Information shown:
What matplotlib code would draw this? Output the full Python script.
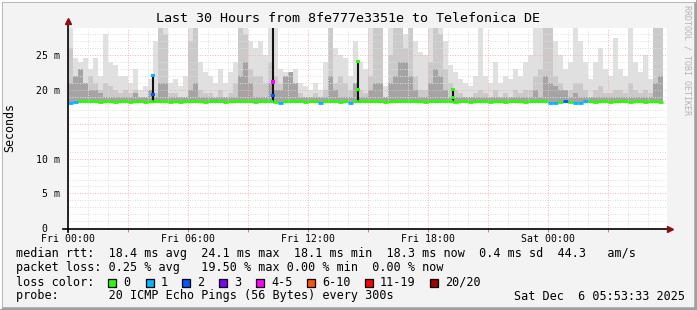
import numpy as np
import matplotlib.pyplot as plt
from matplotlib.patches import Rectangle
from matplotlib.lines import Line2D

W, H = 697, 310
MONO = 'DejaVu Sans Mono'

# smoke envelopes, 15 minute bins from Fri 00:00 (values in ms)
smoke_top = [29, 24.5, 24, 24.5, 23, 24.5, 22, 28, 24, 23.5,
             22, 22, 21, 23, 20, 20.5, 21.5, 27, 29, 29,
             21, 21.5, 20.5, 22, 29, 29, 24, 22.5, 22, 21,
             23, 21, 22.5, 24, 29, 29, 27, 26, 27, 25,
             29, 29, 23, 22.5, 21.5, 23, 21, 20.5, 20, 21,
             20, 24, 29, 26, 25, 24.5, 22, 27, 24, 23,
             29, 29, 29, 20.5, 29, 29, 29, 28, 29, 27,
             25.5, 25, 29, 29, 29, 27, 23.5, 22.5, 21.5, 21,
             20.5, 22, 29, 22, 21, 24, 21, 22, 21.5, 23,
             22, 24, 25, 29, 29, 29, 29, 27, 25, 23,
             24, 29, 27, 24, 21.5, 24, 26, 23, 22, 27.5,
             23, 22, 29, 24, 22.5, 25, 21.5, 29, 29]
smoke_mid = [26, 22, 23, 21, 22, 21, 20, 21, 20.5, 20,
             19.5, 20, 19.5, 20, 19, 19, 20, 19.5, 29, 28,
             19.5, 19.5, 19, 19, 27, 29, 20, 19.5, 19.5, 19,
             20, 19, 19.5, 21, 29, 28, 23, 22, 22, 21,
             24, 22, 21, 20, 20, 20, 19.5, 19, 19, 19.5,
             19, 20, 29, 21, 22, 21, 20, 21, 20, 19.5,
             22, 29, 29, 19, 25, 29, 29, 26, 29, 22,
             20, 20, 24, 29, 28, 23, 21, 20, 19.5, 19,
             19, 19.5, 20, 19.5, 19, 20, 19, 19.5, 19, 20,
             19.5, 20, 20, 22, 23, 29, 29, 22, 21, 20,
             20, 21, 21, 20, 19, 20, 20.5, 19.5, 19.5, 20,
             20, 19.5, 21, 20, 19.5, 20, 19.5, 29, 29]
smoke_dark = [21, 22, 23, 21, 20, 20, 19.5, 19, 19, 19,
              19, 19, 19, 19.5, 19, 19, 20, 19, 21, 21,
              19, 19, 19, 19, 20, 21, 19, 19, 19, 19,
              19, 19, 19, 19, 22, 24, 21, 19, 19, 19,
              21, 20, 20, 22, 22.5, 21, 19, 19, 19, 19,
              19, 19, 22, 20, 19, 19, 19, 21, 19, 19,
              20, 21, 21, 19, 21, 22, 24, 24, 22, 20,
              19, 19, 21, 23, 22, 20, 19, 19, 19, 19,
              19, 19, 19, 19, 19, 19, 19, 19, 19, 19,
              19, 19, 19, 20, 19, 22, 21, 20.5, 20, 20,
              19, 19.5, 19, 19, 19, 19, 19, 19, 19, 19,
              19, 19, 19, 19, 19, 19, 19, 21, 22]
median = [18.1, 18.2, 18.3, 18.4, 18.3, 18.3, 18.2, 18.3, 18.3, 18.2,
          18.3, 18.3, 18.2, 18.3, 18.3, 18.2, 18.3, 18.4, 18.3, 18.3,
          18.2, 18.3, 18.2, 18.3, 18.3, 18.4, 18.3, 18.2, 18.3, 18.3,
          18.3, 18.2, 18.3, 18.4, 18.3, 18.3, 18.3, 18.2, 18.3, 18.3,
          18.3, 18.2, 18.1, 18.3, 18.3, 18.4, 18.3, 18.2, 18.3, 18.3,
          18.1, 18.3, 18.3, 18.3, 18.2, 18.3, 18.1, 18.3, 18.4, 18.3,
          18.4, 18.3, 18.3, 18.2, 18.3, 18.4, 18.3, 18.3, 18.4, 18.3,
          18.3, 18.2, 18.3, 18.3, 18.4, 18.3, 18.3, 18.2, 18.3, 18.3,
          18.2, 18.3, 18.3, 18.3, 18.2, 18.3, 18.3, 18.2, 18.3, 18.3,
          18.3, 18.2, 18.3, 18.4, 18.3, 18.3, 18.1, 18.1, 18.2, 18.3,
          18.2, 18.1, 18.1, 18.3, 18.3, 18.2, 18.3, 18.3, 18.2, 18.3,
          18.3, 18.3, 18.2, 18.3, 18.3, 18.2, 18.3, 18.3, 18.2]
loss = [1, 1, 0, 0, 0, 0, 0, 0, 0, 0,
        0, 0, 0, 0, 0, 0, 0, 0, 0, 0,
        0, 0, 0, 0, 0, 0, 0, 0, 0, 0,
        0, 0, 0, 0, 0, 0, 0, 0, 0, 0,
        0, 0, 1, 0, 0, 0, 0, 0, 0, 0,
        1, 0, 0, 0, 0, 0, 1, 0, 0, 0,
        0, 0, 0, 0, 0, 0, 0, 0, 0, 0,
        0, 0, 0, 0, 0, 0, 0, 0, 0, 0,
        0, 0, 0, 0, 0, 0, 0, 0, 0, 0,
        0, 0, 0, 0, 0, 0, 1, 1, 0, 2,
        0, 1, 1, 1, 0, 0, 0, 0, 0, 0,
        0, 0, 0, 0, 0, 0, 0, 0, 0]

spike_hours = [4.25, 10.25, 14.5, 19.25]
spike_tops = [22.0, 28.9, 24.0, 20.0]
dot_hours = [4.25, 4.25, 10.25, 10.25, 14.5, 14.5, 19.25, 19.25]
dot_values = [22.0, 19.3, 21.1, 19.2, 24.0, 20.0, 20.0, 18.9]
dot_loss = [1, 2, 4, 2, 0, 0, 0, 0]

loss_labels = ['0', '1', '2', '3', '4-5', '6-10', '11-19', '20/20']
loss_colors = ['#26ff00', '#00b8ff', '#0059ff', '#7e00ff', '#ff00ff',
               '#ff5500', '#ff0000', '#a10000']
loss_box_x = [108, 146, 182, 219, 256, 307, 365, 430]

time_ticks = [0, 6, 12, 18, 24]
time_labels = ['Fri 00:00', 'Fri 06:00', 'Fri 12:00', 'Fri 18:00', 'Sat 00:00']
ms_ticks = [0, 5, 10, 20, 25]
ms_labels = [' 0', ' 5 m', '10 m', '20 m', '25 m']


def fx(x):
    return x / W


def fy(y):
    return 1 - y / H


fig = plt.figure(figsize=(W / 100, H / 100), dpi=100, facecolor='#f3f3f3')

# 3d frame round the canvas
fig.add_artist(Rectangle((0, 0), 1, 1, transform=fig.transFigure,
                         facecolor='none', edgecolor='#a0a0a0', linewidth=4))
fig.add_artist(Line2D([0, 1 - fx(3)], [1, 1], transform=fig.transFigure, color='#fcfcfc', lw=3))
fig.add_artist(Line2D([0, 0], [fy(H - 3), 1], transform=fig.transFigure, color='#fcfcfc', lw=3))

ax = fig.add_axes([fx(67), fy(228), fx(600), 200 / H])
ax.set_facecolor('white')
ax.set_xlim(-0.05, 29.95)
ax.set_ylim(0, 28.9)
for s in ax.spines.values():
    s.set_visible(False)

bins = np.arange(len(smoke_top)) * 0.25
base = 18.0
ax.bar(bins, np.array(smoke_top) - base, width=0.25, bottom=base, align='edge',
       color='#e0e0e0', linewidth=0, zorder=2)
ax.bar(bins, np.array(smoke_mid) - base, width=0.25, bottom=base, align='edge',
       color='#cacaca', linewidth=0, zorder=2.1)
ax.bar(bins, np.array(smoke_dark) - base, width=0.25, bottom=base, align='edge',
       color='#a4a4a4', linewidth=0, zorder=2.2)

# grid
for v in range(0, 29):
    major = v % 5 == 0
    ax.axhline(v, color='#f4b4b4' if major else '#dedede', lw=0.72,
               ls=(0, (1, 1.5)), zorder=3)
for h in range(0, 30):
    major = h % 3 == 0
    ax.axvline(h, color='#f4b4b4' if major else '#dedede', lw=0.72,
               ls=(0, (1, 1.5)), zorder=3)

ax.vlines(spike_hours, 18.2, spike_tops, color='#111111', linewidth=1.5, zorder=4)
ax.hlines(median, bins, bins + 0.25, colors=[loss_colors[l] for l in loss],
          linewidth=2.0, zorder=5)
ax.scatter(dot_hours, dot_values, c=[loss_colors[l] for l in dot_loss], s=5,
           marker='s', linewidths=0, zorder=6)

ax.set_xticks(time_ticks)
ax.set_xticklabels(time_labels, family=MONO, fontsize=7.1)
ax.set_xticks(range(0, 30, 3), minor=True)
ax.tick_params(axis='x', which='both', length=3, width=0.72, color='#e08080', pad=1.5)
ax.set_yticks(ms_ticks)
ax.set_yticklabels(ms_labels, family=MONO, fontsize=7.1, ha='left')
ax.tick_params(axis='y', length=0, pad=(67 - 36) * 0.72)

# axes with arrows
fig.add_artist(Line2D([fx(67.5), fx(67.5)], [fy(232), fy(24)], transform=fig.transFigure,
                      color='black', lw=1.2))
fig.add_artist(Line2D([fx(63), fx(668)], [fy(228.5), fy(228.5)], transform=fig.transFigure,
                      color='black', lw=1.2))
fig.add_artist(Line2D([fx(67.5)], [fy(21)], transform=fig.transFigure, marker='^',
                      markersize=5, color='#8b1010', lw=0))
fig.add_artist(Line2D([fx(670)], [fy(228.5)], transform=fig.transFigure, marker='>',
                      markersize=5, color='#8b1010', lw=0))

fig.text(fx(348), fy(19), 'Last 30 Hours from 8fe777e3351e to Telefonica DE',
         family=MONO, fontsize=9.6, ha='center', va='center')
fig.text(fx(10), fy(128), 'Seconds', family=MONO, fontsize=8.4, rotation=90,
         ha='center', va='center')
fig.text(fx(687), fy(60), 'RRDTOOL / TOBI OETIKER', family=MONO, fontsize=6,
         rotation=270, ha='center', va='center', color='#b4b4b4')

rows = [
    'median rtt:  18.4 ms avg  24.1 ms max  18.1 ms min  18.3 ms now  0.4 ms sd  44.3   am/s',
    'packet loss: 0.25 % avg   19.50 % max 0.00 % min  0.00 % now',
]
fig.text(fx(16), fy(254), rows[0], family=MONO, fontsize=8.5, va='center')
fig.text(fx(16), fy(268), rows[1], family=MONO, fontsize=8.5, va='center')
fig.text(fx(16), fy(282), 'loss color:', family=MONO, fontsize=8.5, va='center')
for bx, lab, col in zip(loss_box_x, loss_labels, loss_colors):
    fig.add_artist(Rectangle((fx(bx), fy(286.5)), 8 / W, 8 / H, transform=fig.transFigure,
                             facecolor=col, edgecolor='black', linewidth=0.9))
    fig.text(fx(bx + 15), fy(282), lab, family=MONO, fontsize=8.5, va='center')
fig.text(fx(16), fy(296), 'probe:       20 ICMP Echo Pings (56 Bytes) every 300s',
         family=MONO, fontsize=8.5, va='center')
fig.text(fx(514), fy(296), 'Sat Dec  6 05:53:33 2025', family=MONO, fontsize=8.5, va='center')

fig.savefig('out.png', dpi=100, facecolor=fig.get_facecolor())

Task objective: Quote, exactly and only, the lines from the first line of the data above through the line containing "MONO = 'DejaVu Sans Mono'". The pictures do not belong in it.

The reply:
What matplotlib code would draw this? Output the full Python script.
import numpy as np
import matplotlib.pyplot as plt
from matplotlib.patches import Rectangle
from matplotlib.lines import Line2D

W, H = 697, 310
MONO = 'DejaVu Sans Mono'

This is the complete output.